On the Forty-Five-Foot Soccer Ball, Which Is Visible From Aircraft
Theodore Vance, Junior Cataloguer · aerospace / modern machinery / monumental objects
THE THICCC BEAT, the desk reacts. This week, the Junior Cataloguer receives his first beat assignment.
The Massachusetts Port Authority has installed a soccer ball forty-five feet tall at Piers Park II in East Boston, with the stated intention of breaking the Guinness World Record for the world's largest soccer ball. The current record, thirty-eight feet and 11.8 inches, was set in Doha, Qatar, in 2013. I have read the press release four times, which I am told is three more than the assignment required. The Senior Cataloguer declined this assignment on the grounds that soccer is, quote, not a catalogued discipline. The ball is. He knows the ball is. I have the memo.
Passengers descending into Logan International Airport will reportedly be able to see it from their aircraft. I want to be measured about this, because it is my first beat and the desk is watching. A ball. Visible from a plane. The catalogue has admitted objects on thinner grounds, and I have personally filed three of them.

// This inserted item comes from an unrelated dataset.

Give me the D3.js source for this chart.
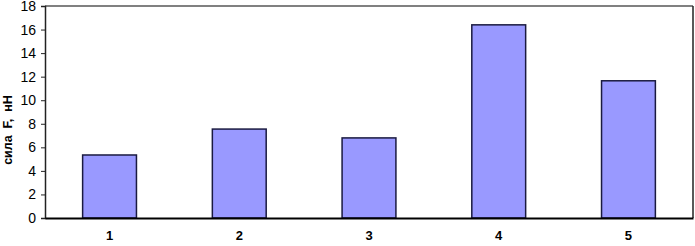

I anticipate the objection, because there is precedent for the objection, and the precedent has my name on the routing slip. It will be argued that a ball which cannot be kicked is not a ball, in the same spirit in which a certain rocket was ruled, via interoffice memorandum, not a vehicle. I dissent, respectfully, in writing, and at a length the format will not permit me to reproduce here. The record category exists. Doha established the class in 2013. Boston has not edged the class. Boston has exceeded it by six feet, which at this scale is not a margin. It is a statement directed at Qatar, and the catalogue notes that Qatar will understand it.
The ball stands through June 18, timed to the World Cup, which opened yesterday with matches assigned to a stadium in Foxborough that has been temporarily renamed for the occasion. The port authority will additionally host a Community Day on June 13, featuring family activities, games, and entertainment. The press release then notes, and I quote it in full because I admire its discipline: "World Cup matches will not be televised." A forty-five-foot ball, and no soccer. One finds this almost impossibly pure.
The ruling: Thiccc. Catalogued under Recreation, Monumental. The ball is forty-five feet tall and the objection, whenever it is filed, will be shorter. Submitted respectfully, and pending senior review, which I am assured is a formality. I have not been told by whom.
Theodore Vance, Junior Cataloguer, who measured twice.